Criticism: you are ‘Westernized’!

About the possibility that I was already ‘westernized’ by the time I became a teenager. Even this question is wrongly posed. I am not claiming that there is some ‘authentic’ Indian culture, which lives somewhere or lived some when in India. Such a culture, even if it exists or existed, does not concern me. I am interested in the Indian culture as it exists today: including the aftermath of the Islamic and the British colonization. I am child of this culture, and this is the one I am trying to understand. The Indian ‘Diaspora’ in the US is as much Indian as some peasant living somewhere in a far-off village in India; they both belong to the Indian culture. Neither this peasant nor the Indians in the US is ‘more Indian’ than the other. My problem is not: who is the ‘authentic’ Indian or what is the ‘authentic’ Indian culture? My question is about the 21st century India, and its present culture, which has absorbed many things, adapted many things from other cultures in many different ways.
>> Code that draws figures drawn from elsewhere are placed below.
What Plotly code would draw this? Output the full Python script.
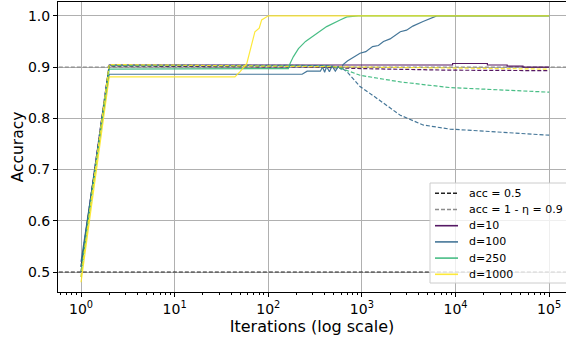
import plotly.graph_objects as go

# ---------------- data ----------------
d10_train_x = [1, 2, 9300, 9301, 21900, 21901, 35600, 35601, 52500, 52501, 100000]
d10_train_y = [0.51, 0.904, 0.904, 0.907, 0.907, 0.904, 0.904, 0.902, 0.902, 0.900, 0.900]
d10_test_x = [1, 2, 300, 1000, 8000, 100000]
d10_test_y = [0.50, 0.902, 0.900, 0.897, 0.894, 0.893]

d100_train_x = [1, 2, 230, 260, 360, 380, 400, 420, 450, 480, 520, 560, 600, 630, 700, 800, 955,
                1100, 1300, 1500, 1700, 2000, 2300, 2570, 3000, 3500, 4500, 5500, 6300, 100000]
d100_train_y = [0.52, 0.886, 0.886, 0.892, 0.892, 0.900, 0.890, 0.901, 0.891, 0.902, 0.892, 0.901, 0.896, 0.905,
                0.912, 0.918, 0.927, 0.930, 0.940, 0.942, 0.950, 0.955, 0.962, 0.969, 0.972, 0.980, 0.989, 0.995, 1.0, 1.0]
d100_test_x = [1, 2, 400, 590, 700, 955, 1300, 1700, 2570, 4500, 8700, 20000, 50000, 100000]
d100_test_y = [0.51, 0.904, 0.903, 0.900, 0.890, 0.862, 0.845, 0.830, 0.806, 0.787, 0.779, 0.775, 0.771, 0.767]

d250_train_x = [1, 2, 164, 171, 185, 210, 250, 330, 420, 585, 690, 915, 100000]
d250_train_y = [0.50, 0.896, 0.897, 0.907, 0.920, 0.936, 0.950, 0.966, 0.979, 0.992, 0.998, 1.0, 1.0]
d250_test_x = [1, 2, 450, 590, 955, 2570, 8700, 30000, 100000]
d250_test_y = [0.49, 0.903, 0.902, 0.898, 0.884, 0.871, 0.860, 0.855, 0.851]

d1000_train_x = [1, 2, 44, 50, 59, 67, 72, 80, 85, 100, 100000]
d1000_train_y = [0.48, 0.881, 0.881, 0.891, 0.907, 0.947, 0.969, 0.976, 0.992, 1.0, 1.0]
d1000_test_x = [1, 2, 1000, 100000]
d1000_test_y = [0.49, 0.905, 0.900, 0.896]

hline_x = [0.5, 200000]
acc_chance = 0.5
acc_noise = 0.9

series_names = ["d=10", "d=100", "d=250", "d=1000"]
series_colors = ["#440154", "#31688e", "#35b779", "#fde725"]
train_x = [d10_train_x, d100_train_x, d250_train_x, d1000_train_x]
train_y = [d10_train_y, d100_train_y, d250_train_y, d1000_train_y]
test_x = [d10_test_x, d100_test_x, d250_test_x, d1000_test_x]
test_y = [d10_test_y, d100_test_y, d250_test_y, d1000_test_y]

legend_labels = ["acc = 0.5", "acc = 1 - η = 0.9"] + series_names
legend_colors = ["#222222", "#8c8c8c"] + series_colors
legend_dashes = ["4px,2px", "4px,2px", "solid", "solid", "solid", "solid"]

x_tickvals = [1, 10, 100, 1000, 10000, 100000]
x_ticktext = ["10<sup>0</sup>", "10<sup>1</sup>", "10<sup>2</sup>", "10<sup>3</sup>",
              "10<sup>4</sup>", "10<sup>5</sup>"]
y_tickvals = [0.5, 0.6, 0.7, 0.8, 0.9, 1.0]
y_ticktext = ["0.5", "0.6", "0.7", "0.8", "0.9", "1.0"]

# ---------------- figure ----------------
FONT = "DejaVu Sans"
W, H = 566, 337
ML, MR, MT, MB = 58, 0, 2, 45
PW, PH = W - ML - MR, H - MT - MB


def px_x(p):
    return (p - ML) / PW


def px_y(p):
    return (H - MB - p) / PH


fig = go.Figure()

fig.add_trace(go.Scatter(x=hline_x, y=[acc_chance, acc_chance], mode="lines",
                         name=legend_labels[0], showlegend=False,
                         line=dict(color=legend_colors[0], width=1.2, dash="4px,2px")))
fig.add_trace(go.Scatter(x=hline_x, y=[acc_noise, acc_noise], mode="lines",
                         name=legend_labels[1], showlegend=False,
                         line=dict(color=legend_colors[1], width=1.2, dash="4px,2px")))

for i, (nm, col) in enumerate(zip(series_names, series_colors)):
    fig.add_trace(go.Scatter(x=train_x[i], y=train_y[i], mode="lines", name=nm,
                             showlegend=False, opacity=0.9,
                             line=dict(color=col, width=1.2)))
    fig.add_trace(go.Scatter(x=test_x[i], y=test_y[i], mode="lines", name=nm + " (test)",
                             showlegend=False, opacity=0.9,
                             line=dict(color=col, width=1.2, dash="4px,2px")))

# ---- legend box drawn in paper coordinates (matplotlib-style compact legend) ----
shapes = [dict(type="rect", xref="paper", yref="paper",
               x0=px_x(430), x1=px_x(575), y0=px_y(283), y1=px_y(183),
               fillcolor="rgba(255,255,255,0.8)", line=dict(color="#cccccc", width=1),
               layer="above")]
annotations = []
row0, row_step = 193.3, 16.2
for k, (lab, col, dsh) in enumerate(zip(legend_labels, legend_colors, legend_dashes)):
    yy = px_y(row0 + k * row_step)
    shapes.append(dict(type="line", xref="paper", yref="paper",
                       x0=px_x(435), x1=px_x(458), y0=yy, y1=yy,
                       line=dict(color=col, width=1.6, dash=dsh), layer="above",
                       opacity=0.9 if k >= 2 else 1.0))
    annotations.append(dict(xref="paper", yref="paper", x=px_x(467), y=yy,
                            xanchor="left", yanchor="middle", showarrow=False,
                            text=lab, font=dict(family=FONT, size=11, color="black")))

minor_vals = [0.6, 0.7, 0.8, 0.9]
for p in range(5):
    minor_vals += [m * 10 ** p for m in range(2, 10)]

fig.update_layout(
    width=W, height=H,
    margin=dict(l=ML, r=MR, t=MT, b=MB),
    paper_bgcolor="white", plot_bgcolor="white",
    font=dict(family=FONT, color="black", size=14),
    showlegend=False,
    shapes=shapes, annotations=annotations,
    xaxis=dict(type="log", range=[-0.246, 5.18],
               tickmode="array", tickvals=x_tickvals, ticktext=x_ticktext,
               ticks="outside", ticklen=4, tickcolor="black", tickwidth=1,
               showline=True, linecolor="black", linewidth=1, mirror=True,
               showgrid=True, gridcolor="#b0b0b0", gridwidth=1, zeroline=False,
               tickfont=dict(size=14),
               minor=dict(tickmode="array", tickvals=minor_vals, ticks="outside",
                          ticklen=2, tickcolor="black", showgrid=False),
               title=dict(text="Iterations (log scale)", font=dict(size=16), standoff=2)),
    yaxis=dict(range=[0.461, 1.027],
               tickmode="array", tickvals=y_tickvals, ticktext=y_ticktext,
               ticks="outside", ticklen=4, tickcolor="black", tickwidth=1,
               showline=True, linecolor="black", linewidth=1, mirror=False,
               showgrid=True, gridcolor="#b0b0b0", gridwidth=1, zeroline=False,
               tickfont=dict(size=14),
               title=dict(text="Accuracy", font=dict(size=15.5), standoff=0)),
)

fig.write_html("out.html")
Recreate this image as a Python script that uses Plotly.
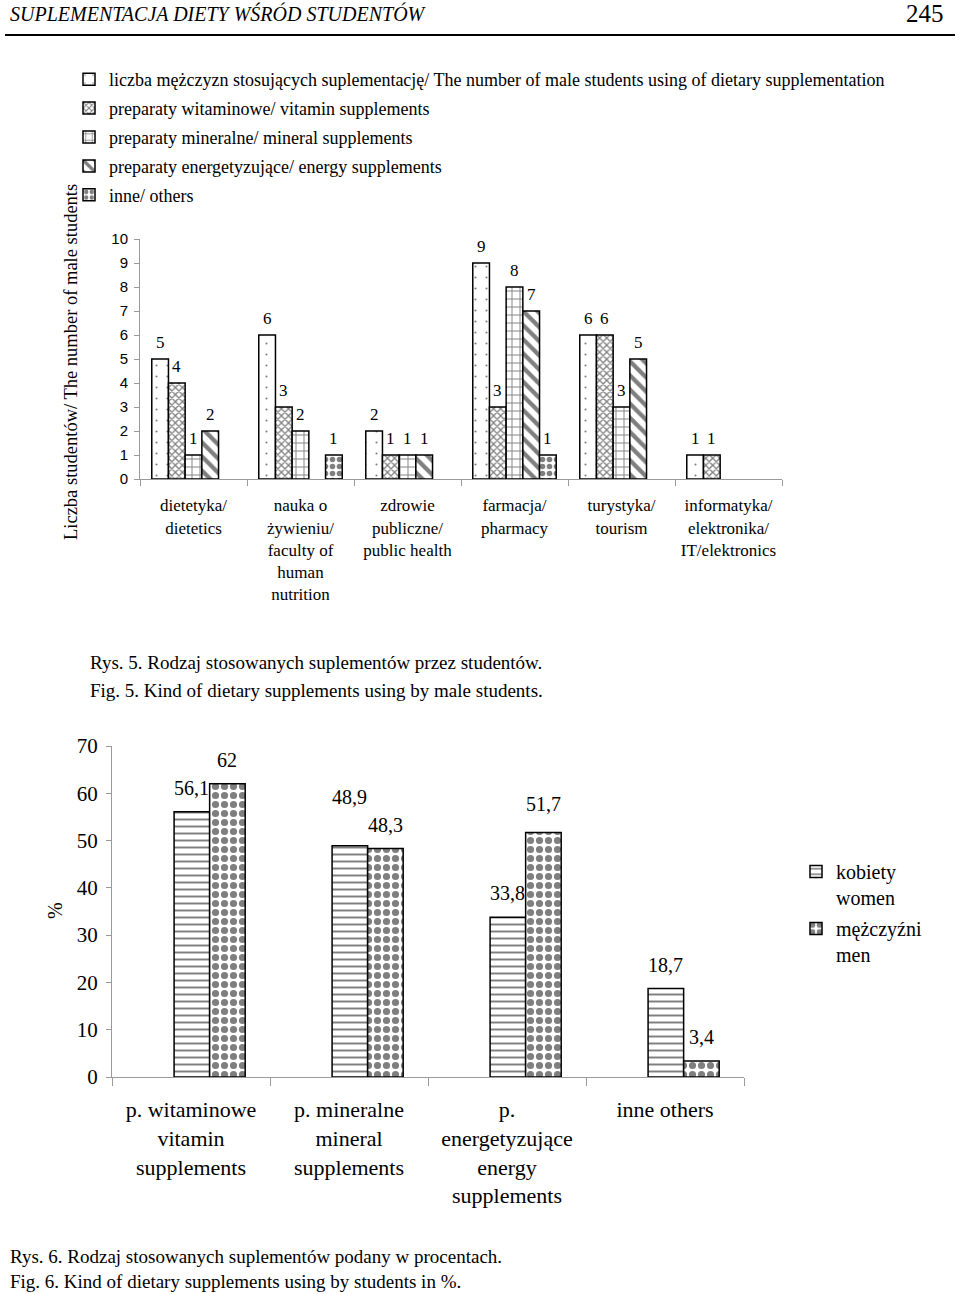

It is this set of Indian traditions that interests me. Was I ‘westernized’ by the time I was a teenager? Who knows, or even who cares? What would it mean to say that I was ‘authentically’ Indian or that I was ‘quasi-westernized’? Surely, the issue is not about some kind of ‘purity’ here. What else is it? Consequently, when I speak of my past, I speak of the past of those who were brought up like me. If we were all partly ‘westernized’, then the culture I am talking about is this ‘partly westernized’ Indian culture. An age long gone by, if it ever existed, does not give me sleepless nights; what does is what is happening now. Thus, when I say I want to understand Indian culture, I am not harking back to some ‘golden age’, my friend, but India as I know it today. To understand this India, I need to understand how her traditions are lived today, not what they perhaps meant one thousand years ago.